In her dissent, Justice Ruth Bader Ginsburg expressed her dismay at the majority’s conflation between the nonprofit and for-profit realms: “Until this litigation, no decision of this Court recognized a for-profit corporation’s qualification for a religious exemption from a generally applicable law, whether under the Free Exercise Clause or [the Religious Freedom Restoration Act of 1993].” Up until Hobby Lobby, Ginsburg noted, the court had respected the distinction between for-profit and nonprofit organizations. She repeated the importance of this distinction: “To reiterate, ‘for-profit corporations are different from religious non-profits in that they use labor to make a profit, rather than to perpetuate [the] religious value[s] [shared by a community of believers].’” Unlike nonprofits, for-profit organizations had the singular goal of maximizing profits and could not argue religion as a means of abrogating the rights of its female employees.

Neither Ginsburg nor Alito made mention of the Rockefeller Foundation or B Lab in their dissenting and majority opinions, but the foundation and its grantee played their part in facilitating the majority’s reasoning. Sure, the foundation and B Lab’s vision for a blended nonprofit and for-profit sector is strictly secular, but this vision has helped create the nationwide legislative changes that the majority leaned on to justify its holding in Hobby Lobby. Against this backdrop, the foundation should take a serious look at its impact investment initiative and question its soundness.

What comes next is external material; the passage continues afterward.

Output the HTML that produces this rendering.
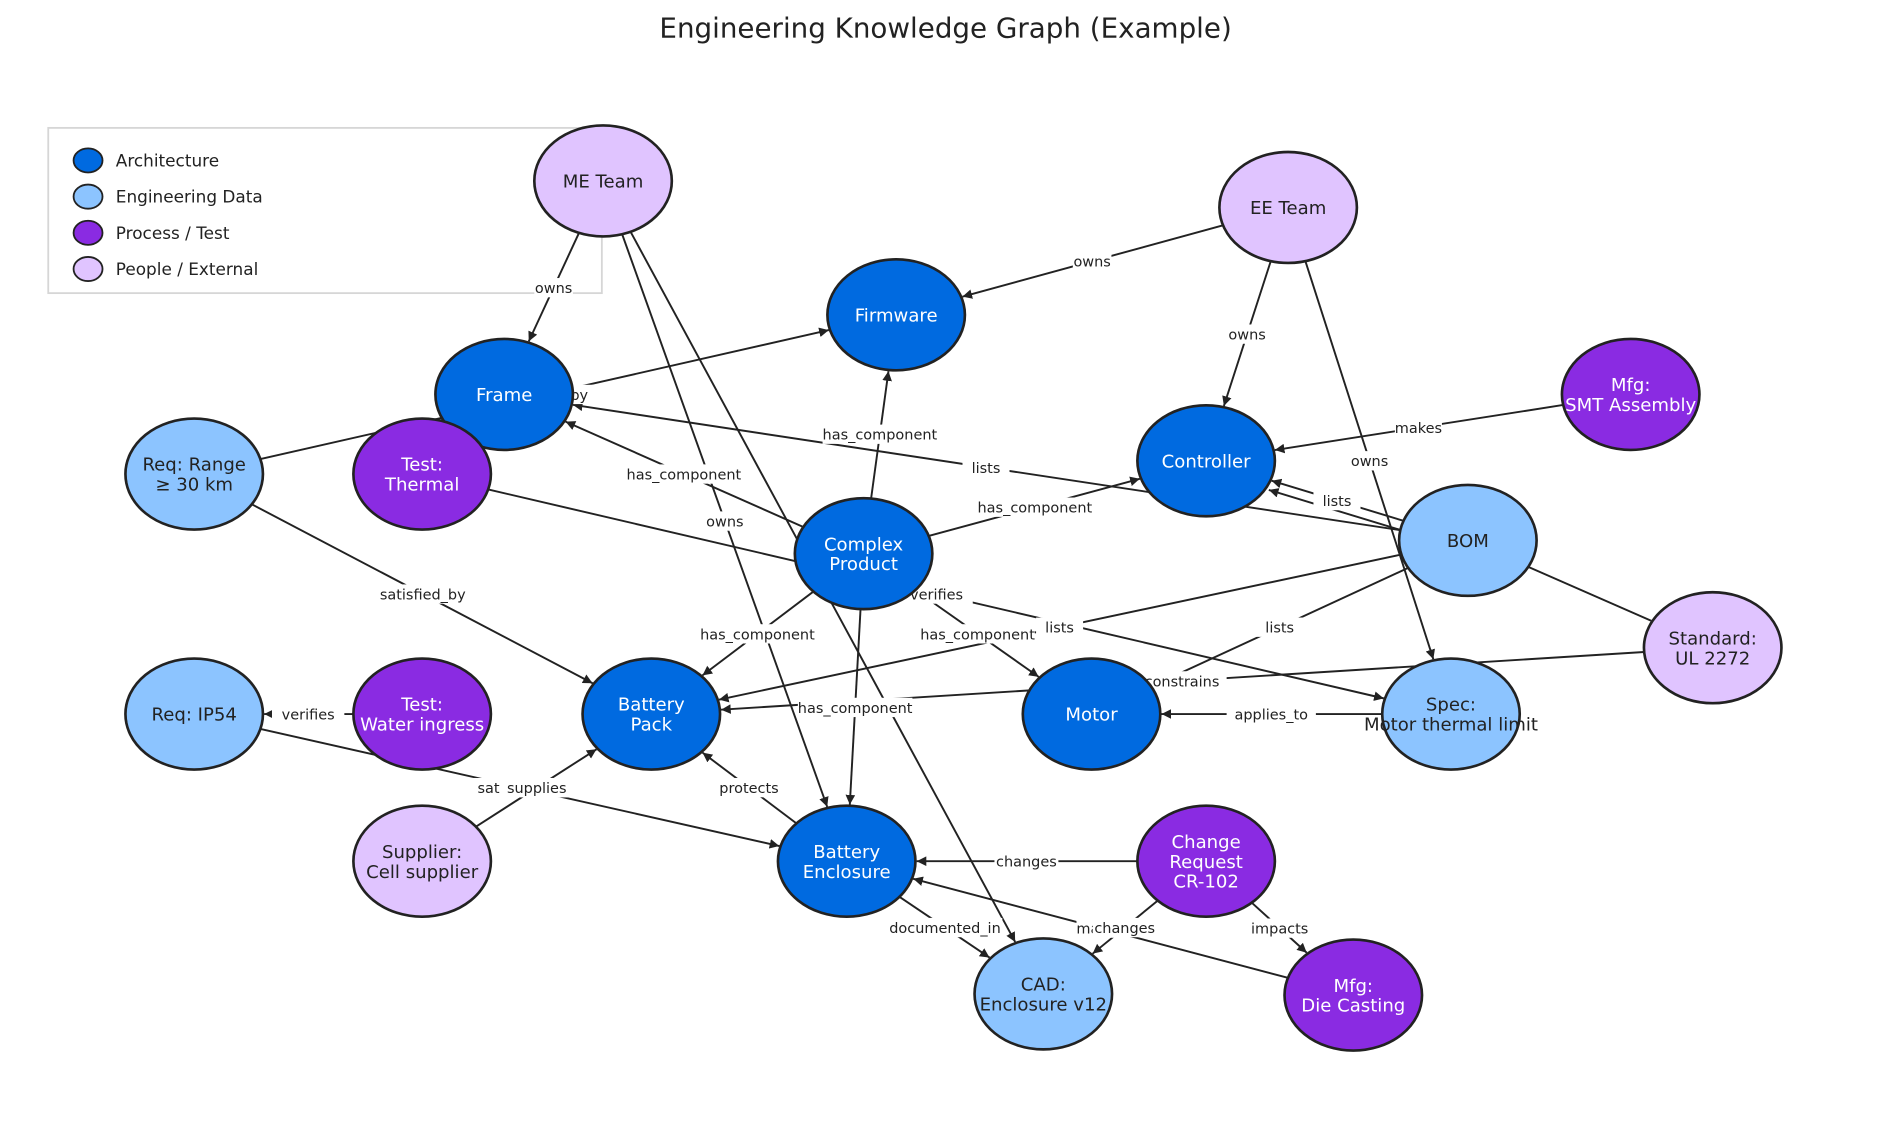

In The Power of Impact Investing, Rodin and Brandenburg try to sell readers on the value of combining the nonprofit and for-profit sectors. Writing with the excitement of recent converts, they argue: “We live in a dynamic era of innovation, change, and new ways of thinking that could push our society in promising directions. As an investor, you can participate in this change; you have it in your power to contribute to a movement that is potentially transformative and overwhelmingly positive. This is the promise of impact investing.” This blending of the for-profit and nonprofit realms is not necessarily a path towards such a utopian future. With Hobby Lobby on the books, the foundation might consider taming its zealous fervor for fusing the two sectors.